═══ Records shown ═══
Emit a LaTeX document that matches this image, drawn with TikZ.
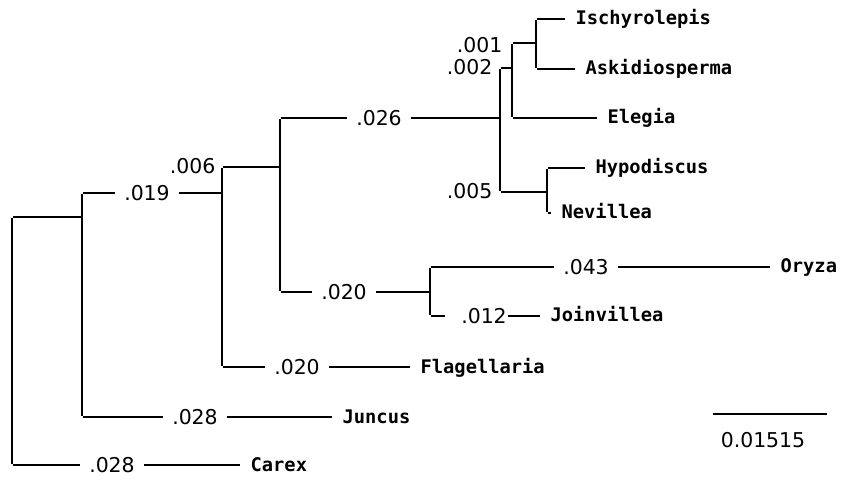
\documentclass[tikz,border=0pt]{standalone}
\usepackage{fontspec}
\newfontfamily\taxonfont{DejaVu Sans Mono}
\newfontfamily\lenfont{DejaVu Sans}
\usepackage{tikz}

\tikzset{
  taxon/.style={anchor=west, inner xsep=10bp, inner ysep=0pt, text height=12bp, text depth=0pt,
                font=\taxonfont\bfseries\fontsize{18.8}{20}\selectfont},
  brlen/.style={inner xsep=9bp, inner ysep=0pt, text height=15bp, text depth=0pt,
                font=\lenfont\fontsize{20.5}{22}\selectfont},
  nodelen/.style={brlen, anchor=east, inner xsep=1bp}
}

\begin{document}
\begin{tikzpicture}[x=1bp, y=-1bp, line width=1.3bp]
\useasboundingbox (0,0) rectangle (842,481);

% corners of the clades
\begin{scope}[every node/.style={inner sep=0pt, minimum size = 0pt}]
    \node (r1) at (12,217) {};
    \node (r2) at (12,465) {};
    \node (a1) at (82,193) {};
    \node (a0) at (82,217) {};
    \node (a2) at (82,417) {};
    \node (b1) at (222,167) {};
    \node (b0) at (222,193) {};
    \node (b2) at (222,367) {};
    \node (c1) at (280,118) {};
    \node (c0) at (280,167) {};
    \node (c2) at (280,292) {};
    \node (d1) at (430,267) {};
    \node (d0) at (430,292) {};
    \node (d2) at (430,316) {};
    \node (e1) at (500,68) {};
    \node (e0) at (500,118) {};
    \node (e2) at (500,192) {};
    \node (f1) at (512,43) {};
    \node (f0) at (512,68) {};
    \node (f2) at (512,118) {};
    \node (g1) at (536,19) {};
    \node (g0) at (536,43) {};
    \node (g2) at (536,69) {};
    \node (h1) at (547,168) {};
    \node (h0) at (547,192) {};
    \node (h2) at (547,213) {};
\end{scope}

% taxa
\node[taxon] (carex) at (240,465) {Carex};
\node[taxon] (juncus) at (332,417) {Juncus};
\node[taxon] (flag) at (410,367) {Flagellaria};
\node[taxon] (oryza) at (770,267) {Oryza};
\node[taxon] (join) at (540,316) {Joinvillea};
\node[taxon] (elegia) at (597,118) {Elegia};
\node[taxon] (ischy) at (565,19) {Ischyrolepis};
\node[taxon] (askid) at (575,69) {Askidiosperma};
\node[taxon] (hypo) at (585,168) {Hypodiscus};
\node[taxon] (nev) at (551,213) {Nevillea};

% branch lengths
\node[brlen] (lcarex) at (112,465) {.028};
\node[brlen] (ljuncus) at (195,417) {.028};
\node[brlen] (la) at (147,193) {.019};
\node[brlen] (lflag) at (297,367) {.020};
\node[brlen] (lc) at (379,118) {.026};
\node[brlen] (ld) at (344,292) {.020};
\node[brlen] (loryza) at (586,267) {.043};
\node[brlen, inner xsep=1bp] (ljoin) at (484,316) {.012};
\node[nodelen] (lb) at (217,166) {.006};
\node[nodelen] (le) at (494,67) {.002};
\node[nodelen] (lf) at (504,45) {.001};
\node[nodelen] (lh) at (494,191) {.005};

\begin{scope}[every edge/.style={draw=black}]
    % verticals
    \path [-] (r1) edge (r2);
    \path [-] (a1) edge (a2);
    \path [-] (b1) edge (b2);
    \path [-] (c1) edge (c2);
    \path [-] (d1) edge (d2);
    \path [-] (e1) edge (e2);
    \path [-] (f1) edge (f2);
    \path [-] (g1) edge (g2);
    \path [-] (h1) edge (h2);
\end{scope}

\begin{scope}[every edge/.style={draw=black}]
    % branches with a length in the middle
    \path [-] (r2) edge (lcarex) (lcarex) edge (carex);
    \path [-] (a2) edge (ljuncus) (ljuncus) edge (juncus);
    \path [-] (a1) edge (la) (la) edge (b0);
    \path [-] (b2) edge (lflag) (lflag) edge (flag);
    \path [-] (c1) edge (lc) (lc) edge (e0);
    \path [-] (c2) edge (ld) (ld) edge (d0);
    \path [-] (d1) edge (loryza) (loryza) edge (oryza);
    \path [-] (d2) edge [shorten >=15bp] (ljoin) (ljoin) edge (join);
\end{scope}

\begin{scope}[every edge/.style={draw=black}]
    \path [-] (r1) edge (a0);
    \path [-] (b1) edge (c0);
    \path [-] (e1) edge (f0);
    \path [-] (e2) edge (h0);
    \path [-] (f1) edge (g0);
    \path [-] (f2) edge (elegia);
    \path [-] (g1) edge (ischy);
    \path [-] (g2) edge (askid);
    \path [-] (h1) edge (hypo);
    \path [-] (h2) edge (nev);
\end{scope}

% scale bar
\begin{scope}[every node/.style={inner sep=0pt, minimum size = 0pt}]
    \node (sb1) at (712,414) {};
    \node (sb2) at (828,414) {};
\end{scope}
\path [-] (sb1) edge [draw=black] (sb2);
\node[brlen, inner xsep=0pt] (sblabel) at (763,440) {0.01515};

\end{tikzpicture}
\end{document}
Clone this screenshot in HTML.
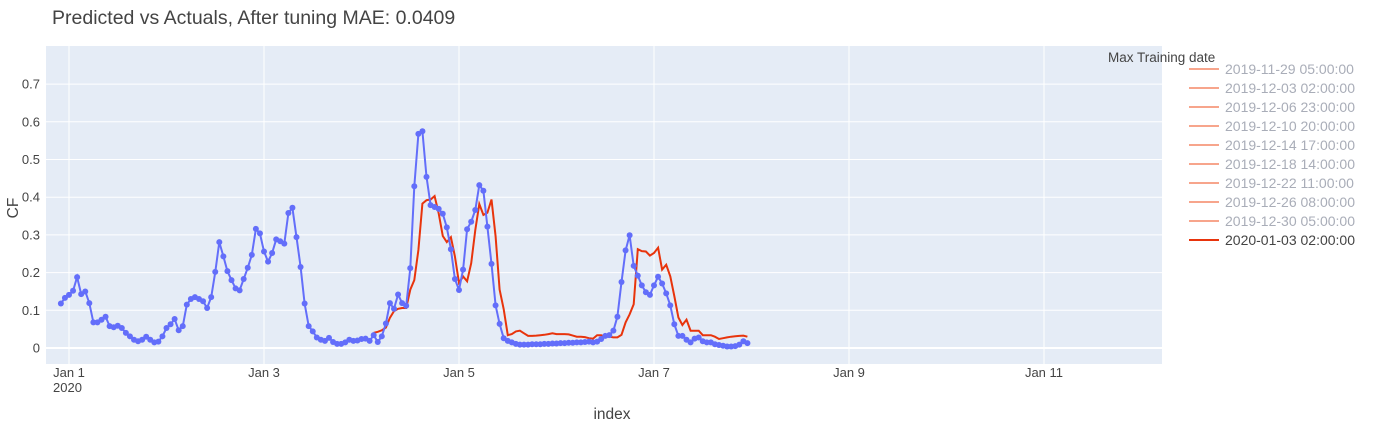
<!DOCTYPE html>
<html><head><meta charset="utf-8">
<style>
body{margin:0;background:#fff;font-family:"Liberation Sans",sans-serif;}
svg text{font-family:"Liberation Sans",sans-serif;}
</style></head>
<body>
<svg id="chart" width="1373" height="424" xmlns="http://www.w3.org/2000/svg">
<rect x="0" y="0" width="1373" height="424" fill="#fff"/>
<text x="52" y="24" font-size="19.5" fill="#444">Predicted vs Actuals, After tuning MAE: 0.0409</text>
<rect x="46" y="46" width="1116" height="318" fill="#e5ecf6"/>
<g id="grid"></g>
<g id="series"></g>
<g id="axes"></g>
<text x="612" y="419" font-size="15.5" fill="#444" text-anchor="middle">index</text>
<text transform="translate(18,208) rotate(-90)" font-size="15.5" fill="#444" text-anchor="middle">CF</text>
<text x="1108" y="62" font-size="13.5" fill="#444">Max Training date</text>
<g id="legend"></g>
</svg>
<script>
const actualStartHour = -2;
const actualValues = [0.118,0.133,0.141,0.152,0.188,0.143,0.150,0.119,0.068,0.068,0.075,0.083,0.058,0.055,0.059,0.053,0.040,0.031,0.022,0.018,0.022,0.030,0.022,0.015,0.017,0.031,0.053,0.063,0.077,0.047,0.058,0.115,0.130,0.135,0.130,0.124,0.106,0.135,0.202,0.281,0.243,0.204,0.180,0.158,0.153,0.183,0.213,0.247,0.316,0.304,0.256,0.229,0.252,0.288,0.283,0.277,0.358,0.372,0.294,0.215,0.118,0.058,0.044,0.028,0.022,0.019,0.027,0.016,0.011,0.011,0.015,0.022,0.019,0.020,0.024,0.025,0.019,0.034,0.016,0.031,0.065,0.119,0.104,0.142,
0.119,0.112,0.212,0.429,0.568,0.575,0.454,0.379,0.374,0.369,0.356,0.320,0.262,0.183,0.154,0.208,0.315,0.335,0.366,0.432,0.417,0.322,0.223,0.113,0.064,0.026,0.019,0.015,0.011,0.009,
0.009,0.009,0.010,0.010,0.010,0.011,0.011,0.012,0.012,0.013,0.013,0.014,0.014,0.015,0.015,0.016,0.017,
0.015,0.017,0.024,0.032,0.034,0.046,0.083,0.175,0.259,0.299,0.218,0.192,0.166,0.148,0.141,0.166,0.189,0.171,0.145,0.113,0.063,0.032,0.032,0.022,0.015,0.025,0.028,0.018,0.015,0.015,0.010,0.008,0.006,0.004,0.004,0.005,0.009,0.018,0.013];
const predStartHour = 75;
const predValues = [0.040,0.043,0.047,0.054,0.080,0.098,0.104,0.106,0.106,0.155,0.180,0.260,0.383,0.392,0.394,0.403,0.357,0.297,0.281,0.294,0.243,0.173,0.190,0.177,0.225,0.313,0.382,0.353,0.359,0.394,0.296,0.155,0.103,0.034,0.037,0.044,0.046,0.039,0.032,0.032,0.033,0.034,0.035,0.037,0.039,0.037,0.037,0.037,0.036,0.033,0.030,0.030,0.029,0.026,0.025,0.034,0.034,0.030,0.030,0.028,0.028,0.035,0.068,0.089,0.116,0.262,0.257,0.256,0.245,0.252,0.266,0.208,0.221,0.190,0.138,0.081,0.061,0.075,0.046,0.046,0.046,0.034,0.034,0.034,0.030,0.024,0.026,0.028,0.030,0.031,0.032,0.033,0.030];
const yTicks = [0,0.1,0.2,0.3,0.4,0.5,0.6,0.7];
const yTickLabels = ["0","0.1","0.2","0.3","0.4","0.5","0.6","0.7"];
const xTickDays = [0,2,4,6,8,10];
const xTickLabels = ["Jan 1","Jan 3","Jan 5","Jan 7","Jan 9","Jan 11"];
const legendLabels = ["2019-11-29 05:00:00","2019-12-03 02:00:00","2019-12-06 23:00:00","2019-12-10 20:00:00","2019-12-14 17:00:00","2019-12-18 14:00:00","2019-12-22 11:00:00","2019-12-26 08:00:00","2019-12-30 05:00:00","2020-01-03 02:00:00"];

const NS="http://www.w3.org/2000/svg";
const X0=46,X1=1162,Y0=46,Y1=364;
function xs(h){return 69+h*(97.5/24);}
function ys(v){return 348-v*377;}
function mk(tag,attrs,parent){const e=document.createElementNS(NS,tag);for(const k in attrs)e.setAttribute(k,attrs[k]);parent.appendChild(e);return e;}
const grid=document.getElementById('grid'),axes=document.getElementById('axes'),series=document.getElementById('series'),legend=document.getElementById('legend');
yTicks.forEach((v,i)=>{
  const l=mk('line',{x1:X0,x2:X1,y1:ys(v),y2:ys(v),stroke:'#fff','stroke-width':v===0?2:1},grid);
  
  
  const t=mk('text',{x:40,y:ys(v)+4.5,'font-size':13,fill:'#444','text-anchor':'end'},axes);
  t.textContent=yTickLabels[i];
  
  
});
xTickDays.forEach((d,i)=>{
  const x=xs(d*24);
  const l=mk('line',{x1:x,x2:x,y1:Y0,y2:Y1,stroke:'#fff','stroke-width':1},grid);
  
  
  const t=mk('text',{x:x,y:377,'font-size':13,fill:'#444','text-anchor':'middle'},axes);
  t.textContent=xTickLabels[i];
  
  
});
const yr=mk('text',{x:xs(0)-16,y:392,'font-size':13,fill:'#444'},axes);
yr.textContent='2020';



const pp=predValues.map((v,i)=>xs(predStartHour+i).toFixed(1)+','+ys(v).toFixed(1)).join(' ');
const pl=mk('polyline',{points:pp,fill:'none',stroke:'#e8340c','stroke-width':2},series);


const ap=actualValues.map((v,i)=>xs(actualStartHour+i).toFixed(1)+','+ys(v).toFixed(1)).join(' ');
const al=mk('polyline',{points:ap,fill:'none',stroke:'#636efa','stroke-width':2},series);


actualValues.forEach((v,i)=>{
  const c=mk('circle',{cx:xs(actualStartHour+i),cy:ys(v),r:3,fill:'#636efa'},series);
  
  
});
legendLabels.forEach((lab,i)=>{
  const y=69+i*19;
  const last=i===legendLabels.length-1;
  const g=mk('g',{},legend);
  
  
  mk('line',{x1:1189,x2:1219,y1:y,y2:y,stroke:last?'#e8340c':'#f7a58c','stroke-width':2},g);
  const t=mk('text',{x:1225,y:y+5,'font-size':14,fill:last?'#444':'#a9adb8'},g);
  t.textContent=lab;
});
</script>
</body></html>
═══
### The request
Starting at the top of the listing above, reproduce each line up to and including the one with "(0,0) rectangle (842,481);"; omit the pictures.

### Answer
Emit a LaTeX document that matches this image, drawn with TikZ.
\documentclass[tikz,border=0pt]{standalone}
\usepackage{fontspec}
\newfontfamily\taxonfont{DejaVu Sans Mono}
\newfontfamily\lenfont{DejaVu Sans}
\usepackage{tikz}

\tikzset{
  taxon/.style={anchor=west, inner xsep=10bp, inner ysep=0pt, text height=12bp, text depth=0pt,
                font=\taxonfont\bfseries\fontsize{18.8}{20}\selectfont},
  brlen/.style={inner xsep=9bp, inner ysep=0pt, text height=15bp, text depth=0pt,
                font=\lenfont\fontsize{20.5}{22}\selectfont},
  nodelen/.style={brlen, anchor=east, inner xsep=1bp}
}

\begin{document}
\begin{tikzpicture}[x=1bp, y=-1bp, line width=1.3bp]
\useasboundingbox (0,0) rectangle (842,481);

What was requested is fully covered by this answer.